- [EXTRACTED INFORMATION]

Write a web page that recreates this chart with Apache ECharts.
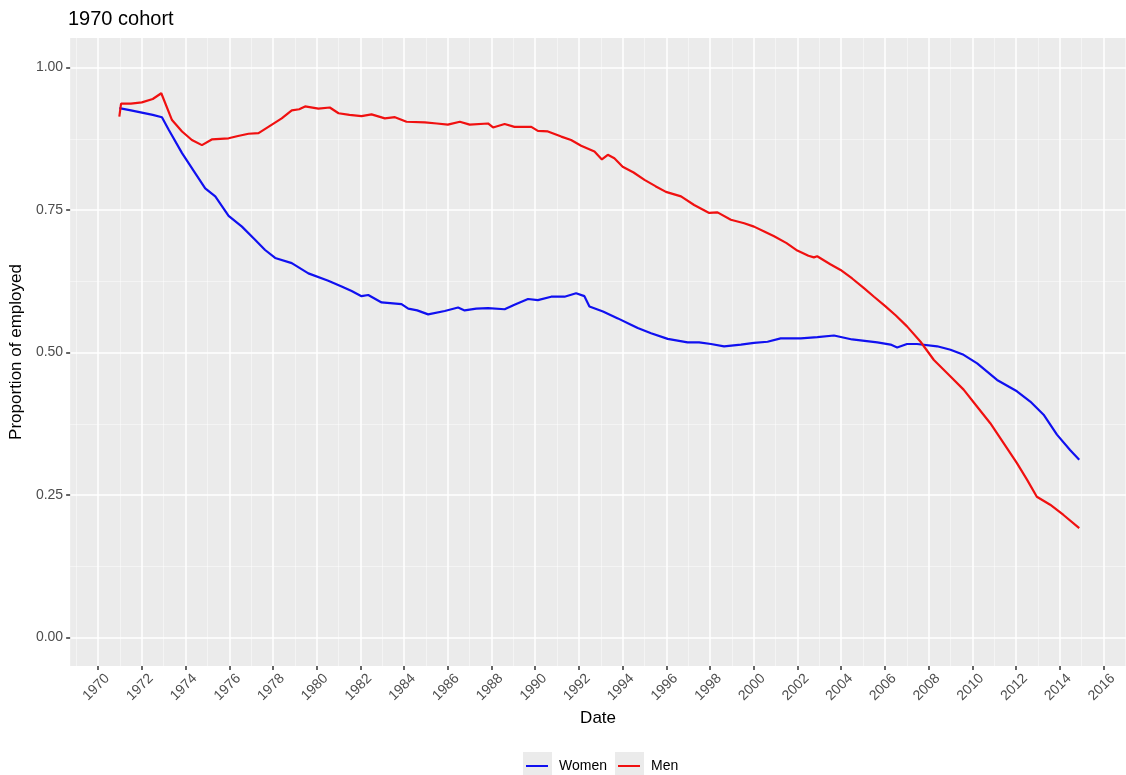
<!DOCTYPE html>
<html>
<head>
<meta charset="utf-8">
<title>1970 cohort</title>
<script src="https://cdn.jsdelivr.net/npm/echarts@6.0.0/dist/echarts.min.js"></script>
<style>
  html, body { margin: 0; padding: 0; background: #fff; }
  #chart { width: 1126px; height: 775px; }
</style>
</head>
<body>
<div id="chart"></div>
<script>
// tick positions
var yearTicks = [1970, 1972, 1974, 1976, 1978, 1980, 1982, 1984, 1986, 1988, 1990, 1992,
  1994, 1996, 1998, 2000, 2002, 2004, 2006, 2008, 2010, 2012, 2014, 2016]
var yearMinor = [1969, 1971, 1973, 1975, 1977, 1979, 1981, 1983, 1985, 1987, 1989, 1991, 1993,
  1995, 1997, 1999, 2001, 2003, 2005, 2007, 2009, 2011, 2013, 2015, 2017]
var propTicks = [0, 0.25, 0.5, 0.75, 1]
var propMinor = [0.125, 0.375, 0.625, 0.875]

// Women (decimal year / proportion employed)
var womenYears = [1970.97, 1971.5, 1972.0, 1972.5, 1972.92, 1973.23, 1973.84, 1974.44, 1974.9, 1975.36,
  1975.97, 1976.58, 1977.18, 1977.64, 1978.1, 1978.86, 1979.62, 1980.53, 1981.14, 1981.6,
  1982.05, 1982.36, 1982.97, 1983.88, 1984.19, 1984.6, 1985.1, 1985.86, 1986.47, 1986.77,
  1987.3, 1987.84, 1988.6, 1989.05, 1989.67, 1990.12, 1990.73, 1991.34, 1991.87, 1992.25,
  1992.48, 1993.1, 1993.78, 1994.38, 1994.69, 1995.3, 1996.06, 1996.97, 1997.5, 1998.04,
  1998.64, 1999.41, 2000.01, 2000.63, 2001.23, 2002.15, 2002.91, 2003.67, 2004.5, 2005.65,
  2006.26, 2006.56, 2007.01, 2007.47, 2008.39, 2009.0, 2009.6, 2010.22, 2011.13, 2012.04,
  2012.65, 2013.26, 2013.87, 2014.47, 2014.89]
var womenValues = [0.929, 0.925, 0.921, 0.917, 0.913, 0.891, 0.850, 0.815, 0.788, 0.774,
  0.740, 0.721, 0.698, 0.680, 0.666, 0.657, 0.639, 0.626, 0.616, 0.608,
  0.599, 0.601, 0.588, 0.585, 0.577, 0.574, 0.567, 0.573, 0.579, 0.574,
  0.577, 0.578, 0.576, 0.584, 0.594, 0.592, 0.598, 0.598, 0.604, 0.599,
  0.581, 0.572, 0.560, 0.549, 0.543, 0.534, 0.524, 0.518, 0.518, 0.515,
  0.511, 0.514, 0.517, 0.519, 0.525, 0.525, 0.527, 0.530, 0.523, 0.518,
  0.514, 0.509, 0.515, 0.515, 0.511, 0.505, 0.496, 0.481, 0.452, 0.432,
  0.414, 0.391, 0.356, 0.329, 0.312]

// Men
var menYears = [1970.97, 1971.05, 1971.5, 1972.0, 1972.5, 1972.89, 1973.38, 1973.84, 1974.29, 1974.75,
  1975.2, 1975.97, 1976.4, 1976.88, 1977.34, 1977.79, 1978.4, 1978.86, 1979.2, 1979.47,
  1980.08, 1980.6, 1981.0, 1981.5, 1982.05, 1982.51, 1983.12, 1983.58, 1984.11, 1984.95,
  1985.5, 1986.0, 1986.55, 1987.0, 1987.84, 1988.07, 1988.6, 1989.05, 1989.82, 1990.12,
  1990.58, 1991.19, 1991.64, 1992.1, 1992.71, 1993.05, 1993.32, 1993.62, 1994.0, 1994.5,
  1995.0, 1995.5, 1995.98, 1996.67, 1997.27, 1997.96, 1998.34, 1998.95, 1999.56, 2000.01,
  2000.5, 2000.93, 2001.5, 2001.99, 2002.5, 2002.75, 2002.9, 2003.5, 2003.97, 2004.5,
  2005.04, 2005.5, 2006.0, 2006.5, 2007.01, 2007.63, 2008.24, 2009.0, 2009.6, 2010.22,
  2010.82, 2011.43, 2012.04, 2012.5, 2012.95, 2013.56, 2014.17, 2014.89]
var menValues = [0.914, 0.937, 0.937, 0.939, 0.945, 0.955, 0.908, 0.888, 0.873, 0.864,
  0.874, 0.876, 0.880, 0.884, 0.885, 0.896, 0.911, 0.925, 0.927, 0.932,
  0.928, 0.930, 0.920, 0.917, 0.915, 0.918, 0.911, 0.913, 0.905, 0.904,
  0.902, 0.900, 0.905, 0.900, 0.902, 0.895, 0.901, 0.896, 0.896, 0.889,
  0.888, 0.879, 0.873, 0.863, 0.853, 0.839, 0.847, 0.841, 0.826, 0.816,
  0.803, 0.792, 0.782, 0.774, 0.759, 0.745, 0.746, 0.733, 0.727, 0.721,
  0.712, 0.704, 0.692, 0.679, 0.670, 0.667, 0.669, 0.655, 0.645, 0.630,
  0.613, 0.598, 0.582, 0.565, 0.546, 0.519, 0.487, 0.458, 0.435, 0.405,
  0.376, 0.341, 0.306, 0.277, 0.247, 0.233, 0.215, 0.192]

function pairs (xs, ys) {
  return xs.map(function (x, i) { return [x, ys[i]] })
}

var xMin = 1968.72, xMax = 2017.03
var yMin = -0.05, yMax = 1.052
var grey = '#4D4D4D'
var font = 'Liberation Sans, Arial, sans-serif'

var myChart = echarts.init(document.getElementById('chart'))

var option = {
  backgroundColor: '#fff',
  animation: false,
  title: {
    text: '1970 cohort',
    left: 68,
    top: 9,
    padding: 0,
    textStyle: { color: '#000', fontSize: 20, fontWeight: 'normal', fontFamily: font }
  },
  legend: {
    left: 526,
    top: 759,
    padding: 0,
    itemGap: 11,
    itemWidth: 22,
    itemHeight: 2,
    icon: 'rect',
    data: ['Women', 'Men'],
    textStyle: { color: '#000', fontSize: 14, fontFamily: font, padding: [0, 0, 0, 6] }
  },
  graphic: [
    { type: 'rect', z: -1, shape: { x: 523, y: 752, width: 29, height: 24 }, style: { fill: '#EBEBEB' } },
    { type: 'rect', z: -1, shape: { x: 615, y: 752, width: 29, height: 24 }, style: { fill: '#EBEBEB' } }
  ],
  grid: {
    left: 68, right: 0, top: 38, bottom: 109,
    show: true, backgroundColor: '#EBEBEB', borderWidth: 0
  },
  xAxis: [{
    type: 'value', min: xMin, max: xMax,
    name: 'Date', nameLocation: 'middle', nameGap: 41,
    nameTextStyle: { color: '#000', fontSize: 17, fontFamily: font },
    axisLine: { show: false, onZero: false },
    axisTick: { show: true, length: 4, customValues: yearTicks, lineStyle: { color: '#333', width: 1.5 } },
    axisLabel: {
      customValues: yearTicks, rotate: 45, margin: 1,
      verticalAlign: 'top', padding: [6, 0, 0, 0],
      color: grey, fontSize: 14, fontFamily: font,
      formatter: function (v) { return String(v) }
    },
    splitLine: { show: true, lineStyle: { color: '#fff', width: 1.5 } }
  }, {
    type: 'value', min: xMin, max: xMax, position: 'bottom',
    axisLine: { show: false, onZero: false },
    axisTick: { show: false, customValues: yearMinor },
    axisLabel: { show: false, customValues: yearMinor },
    splitLine: { show: true, lineStyle: { color: 'rgba(255,255,255,0.6)', width: 0.8 } }
  }],
  yAxis: [{
    type: 'value', min: yMin, max: yMax,
    name: 'Proportion of employed', nameLocation: 'middle', nameGap: 40,
    nameTextStyle: { color: '#000', fontSize: 17, fontFamily: font },
    axisLine: { show: false, onZero: false },
    axisTick: { show: true, length: 4, customValues: propTicks, lineStyle: { color: '#333', width: 1.5 } },
    axisLabel: {
      customValues: propTicks, margin: 7,
      color: grey, fontSize: 14, fontFamily: font,
      formatter: function (v) { return v.toFixed(2) }
    },
    splitLine: { show: true, lineStyle: { color: '#fff', width: 1.5 } }
  }, {
    type: 'value', min: yMin, max: yMax, position: 'left',
    axisLine: { show: false, onZero: false },
    axisTick: { show: false, customValues: propMinor },
    axisLabel: { show: false, customValues: propMinor },
    splitLine: { show: true, lineStyle: { color: 'rgba(255,255,255,0.6)', width: 0.8 } }
  }],
  series: [{
    name: 'Women',
    type: 'line',
    showSymbol: false,
    symbol: 'none',
    color: '#1010F0',
    lineStyle: { width: 2.2 },
    data: pairs(womenYears, womenValues)
  }, {
    name: 'Men',
    type: 'line',
    showSymbol: false,
    symbol: 'none',
    color: '#F01010',
    lineStyle: { width: 2.2 },
    data: pairs(menYears, menValues)
  }]
}

myChart.setOption(option)
window.addEventListener('resize', function () {
  myChart.resize()
})
</script>
</body>
</html>
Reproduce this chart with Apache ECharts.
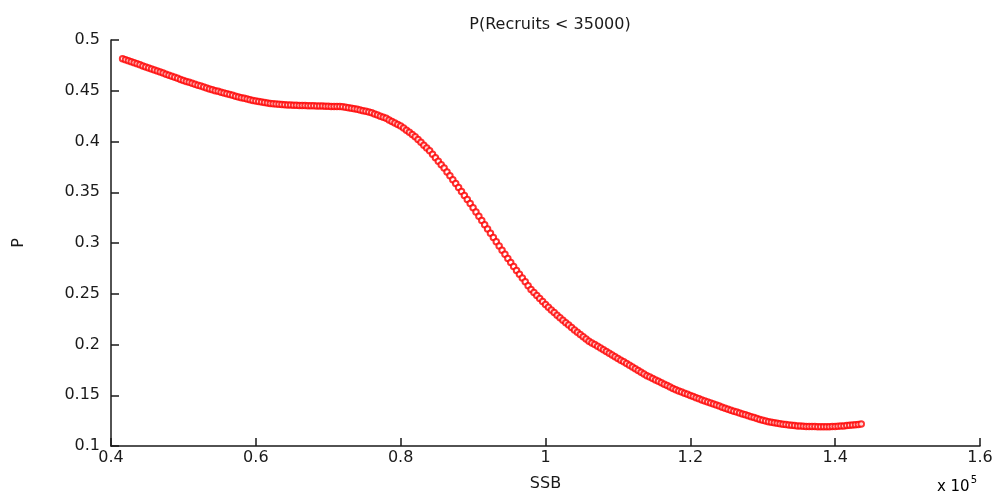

- [WHAT YOU HAVE TO DO] Copy exactly the lines from the first line of the records above through the line with "var propMinor = [0.125, 0.375, 0.625, 0.875]", both included, and nothing else. Pictures stay out.

- [RESULT OF THE EXERCISE]
Write a web page that recreates this chart with Apache ECharts.
<!DOCTYPE html>
<html>
<head>
<meta charset="utf-8">
<title>1970 cohort</title>
<script src="https://cdn.jsdelivr.net/npm/echarts@6.0.0/dist/echarts.min.js"></script>
<style>
  html, body { margin: 0; padding: 0; background: #fff; }
  #chart { width: 1126px; height: 775px; }
</style>
</head>
<body>
<div id="chart"></div>
<script>
// tick positions
var yearTicks = [1970, 1972, 1974, 1976, 1978, 1980, 1982, 1984, 1986, 1988, 1990, 1992,
  1994, 1996, 1998, 2000, 2002, 2004, 2006, 2008, 2010, 2012, 2014, 2016]
var yearMinor = [1969, 1971, 1973, 1975, 1977, 1979, 1981, 1983, 1985, 1987, 1989, 1991, 1993,
  1995, 1997, 1999, 2001, 2003, 2005, 2007, 2009, 2011, 2013, 2015, 2017]
var propTicks = [0, 0.25, 0.5, 0.75, 1]
var propMinor = [0.125, 0.375, 0.625, 0.875]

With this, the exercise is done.